When I work out complex equasions I don't have so much fun.
When I'm running the oval five times I'm not euphoric or consumed, I'm puffing and in pain.
I don't love it, and I don't want to be something I don't like.
Someone told me to combine the giggly girl my friends see with the serious blog writer your listening too, but even then that wouldn't be me. Even if it were the better person, it isn't me. I don't want to be scociety's litle angel or the Sears covergirl. I want to be ME!
And if that means I don't fit in, I can handel that. if it means rejection, i've been there before, it's not something new and fresh.
But I can't bring myself to do it, there is still that strong part of me that wants to please others and make people happy. And that has been burnt into me, I can't erase it. No matter how many people there are to try and wipe me clean, that will always be there. I want to be myself, strong and independant, like a character in my stories, but I also want to be pleasing, not an outcast so people will accept me. I can't drop those things, they're both a part of me, and I can't let it go.
I don't want to let it go.

Sunday, April 26, 2009

Expressions and other impossible tasks.

Expressions are hard, for me at least. I find it hard to say what I feel, or feel what I say. It's just not as easy as people say it is. You can sit there, speaking your mind the whole day and still limit your boundaries at the risk of hurting others.
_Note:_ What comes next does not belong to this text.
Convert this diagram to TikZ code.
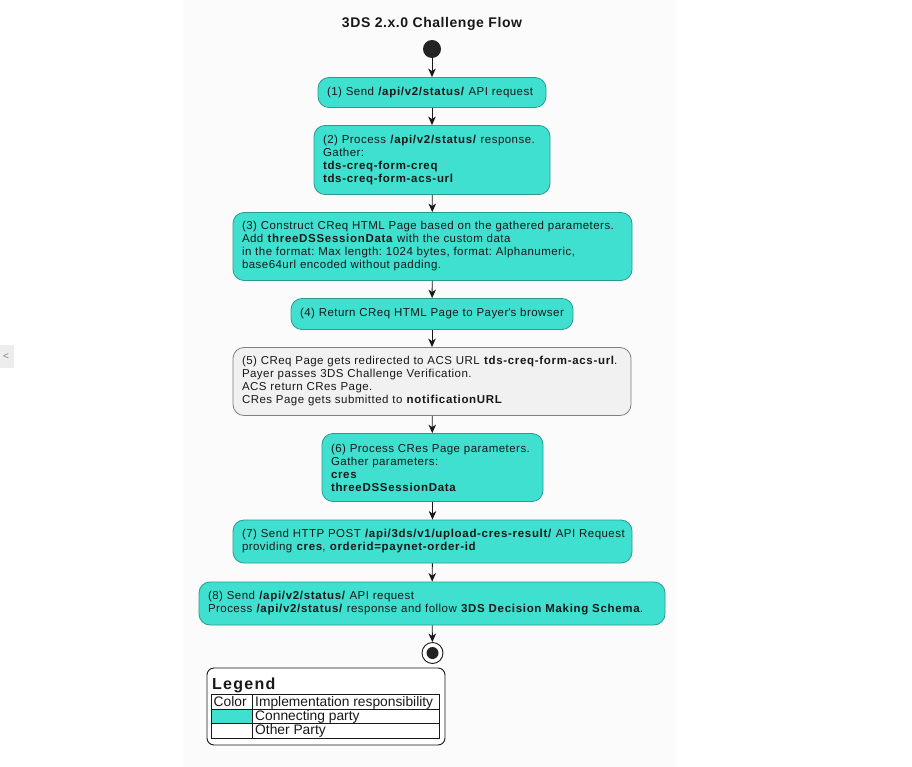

That's not a bad thing, neither is it a good thing. But it's something the human race has developed over time, and we do it subconciously because we don't want to hurt others. Someone will say something, something annoying, contraversial or offensive, but you'll suck it down. Then they'll say another, and you'll see red, but you do nothing because that is overeacting.
This will be the downfall of us. Expressions are important, too important. Because they show others how we feel. And if we feel angry but nobody realises it, how will they know how to stop? And if you crack and yell at them, is it really their fault? No, it's ours, and thats a hard thing to understand.
I go through these problems everyday, and I vent them through writing or listening or drawing. But that's not really enough and I need to learn how to express and vent through words without offending anyone.
Not as easy as you might imagine.

Friday, April 24, 2009

Blog 1: Starting out.

It happens, I'm afraid, at the age old question of mankind. Where to start? At the beginning, where fights and friendship troubles were apparently tearing me up inside without me realising it. Where it was so pitiful to not know regection and cold hard bitchfaces if it slapped me in the face. Or at the present, where I do know, and now it breaks my heart anytime something stirs the faithfully repressed memories. I called my blog Anchovies, Bee's and Deep Emotional Trauma because those are the things in life which really suck, to be blunt. Things, no matter how much ingnoring you do, still exist.

I think I will do a starwars, and begin at the end.

I, Charity (my name and all other names are fictional), am fourteen years old. I am in ninth grade and single. I've had a destructive history of friendships and breakdowns, and in the end, I bottle things up. It's not like I'm a ticking timebomb or anything, I just take things on the chin and just say it's part of life. But I tend to take things on from other people, I try, so, so hard to be the shoulder to cry on, because no matter how much you deny it, that's what you want in a friend.

Not somebody to tell you how to get over it or say that you should be strong but someone to pat your back and say 'Poor baby' At least that's what i needed in a friend, something I never got.

I tend to be peoples doormat. Somebody to rip on when your angry, something I regretably tend to do to my brother, Sam, a lot more than I should.

Do things ever really work out the way people want? No. Should we care? probably. I just hope for the best in life, and maybe, just maybe things can work out.